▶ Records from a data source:
Begin
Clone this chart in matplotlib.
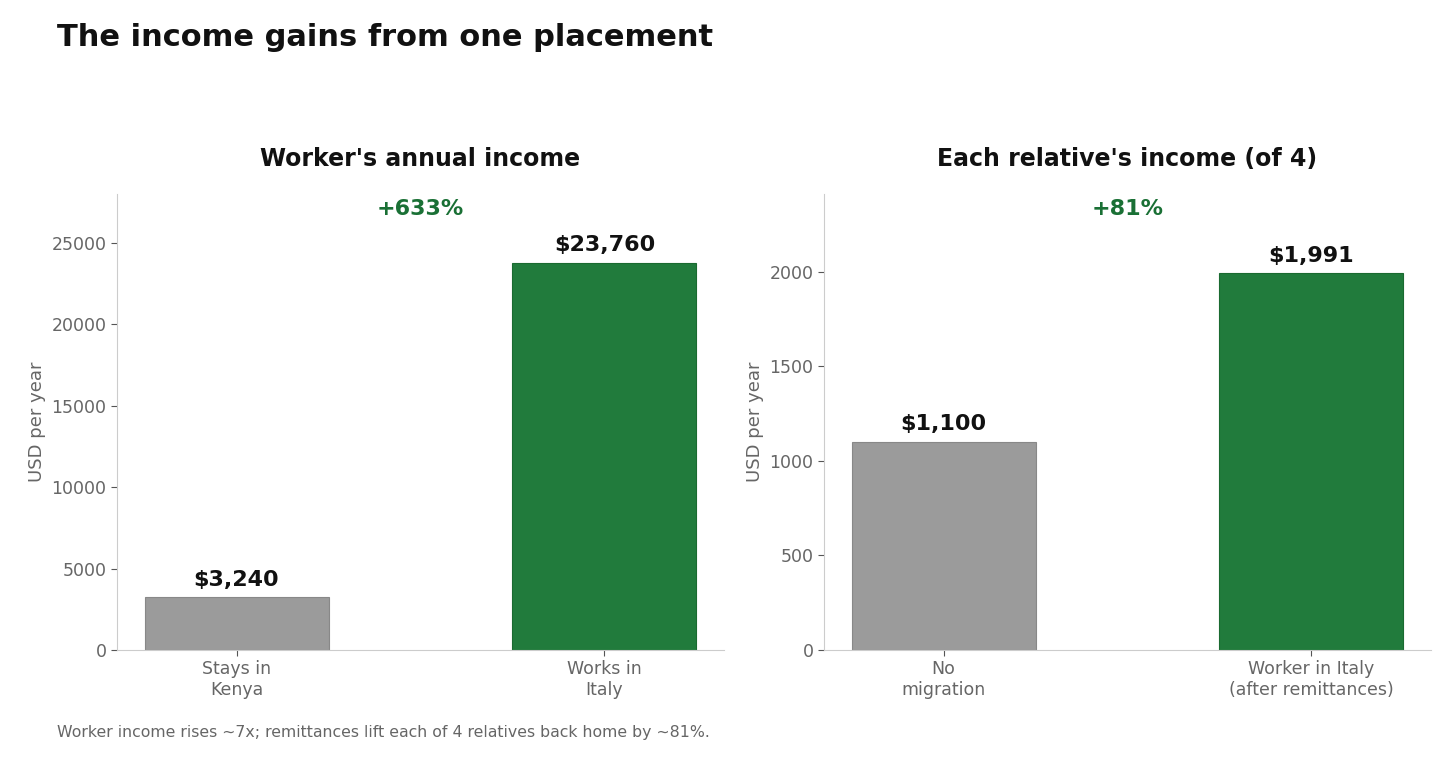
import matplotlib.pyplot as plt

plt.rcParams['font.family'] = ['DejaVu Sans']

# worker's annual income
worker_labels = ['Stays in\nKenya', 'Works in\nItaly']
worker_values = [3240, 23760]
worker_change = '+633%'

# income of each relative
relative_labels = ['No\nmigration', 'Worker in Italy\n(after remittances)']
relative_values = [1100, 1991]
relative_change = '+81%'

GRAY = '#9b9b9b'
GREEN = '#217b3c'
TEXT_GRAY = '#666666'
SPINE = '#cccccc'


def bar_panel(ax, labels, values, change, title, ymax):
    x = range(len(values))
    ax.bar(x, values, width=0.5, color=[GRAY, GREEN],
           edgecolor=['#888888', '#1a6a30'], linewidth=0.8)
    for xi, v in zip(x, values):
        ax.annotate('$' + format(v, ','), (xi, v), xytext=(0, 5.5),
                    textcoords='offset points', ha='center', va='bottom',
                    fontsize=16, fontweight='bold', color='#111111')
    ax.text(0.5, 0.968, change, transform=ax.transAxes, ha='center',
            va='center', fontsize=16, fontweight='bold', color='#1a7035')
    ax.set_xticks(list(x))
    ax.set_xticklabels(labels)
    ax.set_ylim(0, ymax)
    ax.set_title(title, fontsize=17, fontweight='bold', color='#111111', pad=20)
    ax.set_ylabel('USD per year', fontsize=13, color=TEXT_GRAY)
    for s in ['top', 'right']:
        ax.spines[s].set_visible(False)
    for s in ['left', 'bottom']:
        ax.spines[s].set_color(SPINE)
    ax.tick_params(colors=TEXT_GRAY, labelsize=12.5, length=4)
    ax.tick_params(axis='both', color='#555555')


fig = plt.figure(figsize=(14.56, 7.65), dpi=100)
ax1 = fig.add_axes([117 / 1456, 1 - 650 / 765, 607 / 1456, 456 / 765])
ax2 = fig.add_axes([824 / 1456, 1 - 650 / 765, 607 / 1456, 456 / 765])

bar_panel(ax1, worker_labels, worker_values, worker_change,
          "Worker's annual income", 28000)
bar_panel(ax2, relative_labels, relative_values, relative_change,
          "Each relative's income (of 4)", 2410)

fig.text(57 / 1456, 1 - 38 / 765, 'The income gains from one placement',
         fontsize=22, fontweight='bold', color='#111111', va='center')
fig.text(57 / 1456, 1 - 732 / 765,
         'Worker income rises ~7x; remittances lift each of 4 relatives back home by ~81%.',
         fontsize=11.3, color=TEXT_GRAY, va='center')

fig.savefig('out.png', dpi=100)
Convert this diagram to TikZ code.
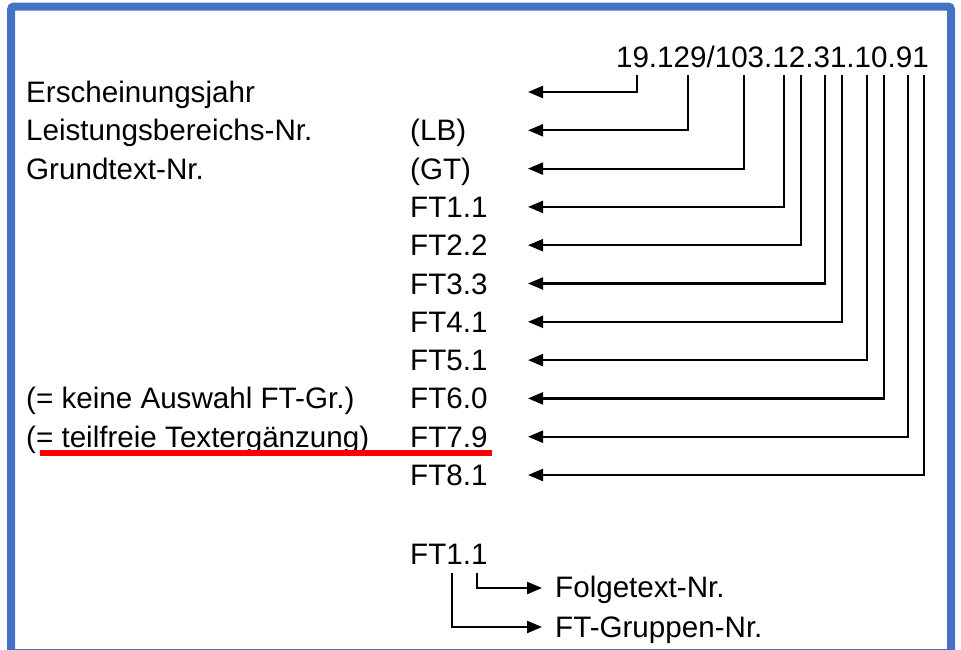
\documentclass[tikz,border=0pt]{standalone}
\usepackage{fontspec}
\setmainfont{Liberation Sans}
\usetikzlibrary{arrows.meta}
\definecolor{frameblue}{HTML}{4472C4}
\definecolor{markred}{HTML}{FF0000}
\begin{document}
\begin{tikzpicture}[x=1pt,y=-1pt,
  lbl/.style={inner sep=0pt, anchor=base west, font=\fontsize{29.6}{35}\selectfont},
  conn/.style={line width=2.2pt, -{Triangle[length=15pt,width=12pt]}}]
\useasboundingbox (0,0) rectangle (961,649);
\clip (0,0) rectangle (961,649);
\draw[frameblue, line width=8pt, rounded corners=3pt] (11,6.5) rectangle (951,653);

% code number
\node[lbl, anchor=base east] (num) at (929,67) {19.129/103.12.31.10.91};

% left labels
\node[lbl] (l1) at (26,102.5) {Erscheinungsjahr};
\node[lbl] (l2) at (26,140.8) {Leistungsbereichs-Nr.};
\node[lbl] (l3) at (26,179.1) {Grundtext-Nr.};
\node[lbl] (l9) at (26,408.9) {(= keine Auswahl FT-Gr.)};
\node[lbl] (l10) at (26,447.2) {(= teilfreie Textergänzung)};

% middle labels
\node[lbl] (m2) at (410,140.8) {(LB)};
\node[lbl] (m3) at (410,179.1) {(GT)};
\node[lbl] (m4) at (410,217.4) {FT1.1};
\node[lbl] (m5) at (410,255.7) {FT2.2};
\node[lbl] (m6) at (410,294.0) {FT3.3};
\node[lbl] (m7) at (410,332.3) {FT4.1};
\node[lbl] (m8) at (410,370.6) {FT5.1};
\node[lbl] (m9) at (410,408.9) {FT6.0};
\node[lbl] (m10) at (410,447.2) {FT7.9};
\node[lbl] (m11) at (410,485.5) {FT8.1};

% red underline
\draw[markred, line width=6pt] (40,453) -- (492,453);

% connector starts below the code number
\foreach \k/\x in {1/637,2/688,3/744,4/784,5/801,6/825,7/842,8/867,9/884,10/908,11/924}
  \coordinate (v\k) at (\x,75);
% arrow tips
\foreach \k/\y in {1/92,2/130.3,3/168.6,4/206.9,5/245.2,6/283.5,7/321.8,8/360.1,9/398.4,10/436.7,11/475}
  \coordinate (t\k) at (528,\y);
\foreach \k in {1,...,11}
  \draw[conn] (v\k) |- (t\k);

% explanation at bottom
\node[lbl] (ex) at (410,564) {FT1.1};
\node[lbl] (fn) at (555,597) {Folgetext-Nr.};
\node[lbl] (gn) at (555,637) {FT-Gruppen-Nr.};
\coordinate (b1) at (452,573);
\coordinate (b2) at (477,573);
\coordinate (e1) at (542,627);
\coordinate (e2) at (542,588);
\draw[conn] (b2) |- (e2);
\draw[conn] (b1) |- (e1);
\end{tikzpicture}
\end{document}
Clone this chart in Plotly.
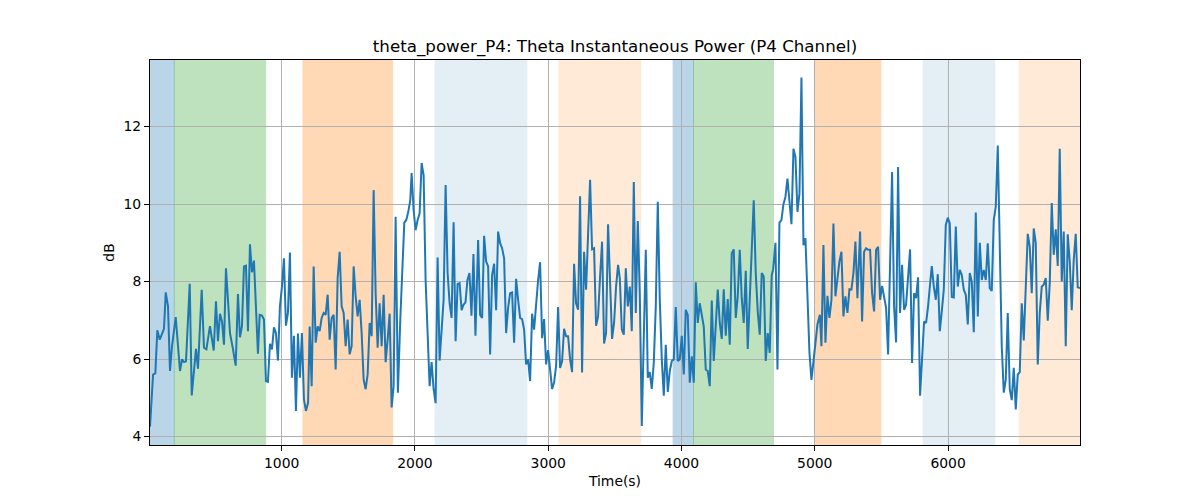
End
▶ TO DO: Retype, word for word, only the lines from the one containing "Convert this diagram to TikZ code." through the one containing "anchor=base east] (num)", both included, and leave out any pictures.

▶ SOLVED PROBLEM:
Convert this diagram to TikZ code.
\documentclass[tikz,border=0pt]{standalone}
\usepackage{fontspec}
\setmainfont{Liberation Sans}
\usetikzlibrary{arrows.meta}
\definecolor{frameblue}{HTML}{4472C4}
\definecolor{markred}{HTML}{FF0000}
\begin{document}
\begin{tikzpicture}[x=1pt,y=-1pt,
  lbl/.style={inner sep=0pt, anchor=base west, font=\fontsize{29.6}{35}\selectfont},
  conn/.style={line width=2.2pt, -{Triangle[length=15pt,width=12pt]}}]
\useasboundingbox (0,0) rectangle (961,649);
\clip (0,0) rectangle (961,649);
\draw[frameblue, line width=8pt, rounded corners=3pt] (11,6.5) rectangle (951,653);

% code number
\node[lbl, anchor=base east] (num) at (929,67) {19.129/103.12.31.10.91};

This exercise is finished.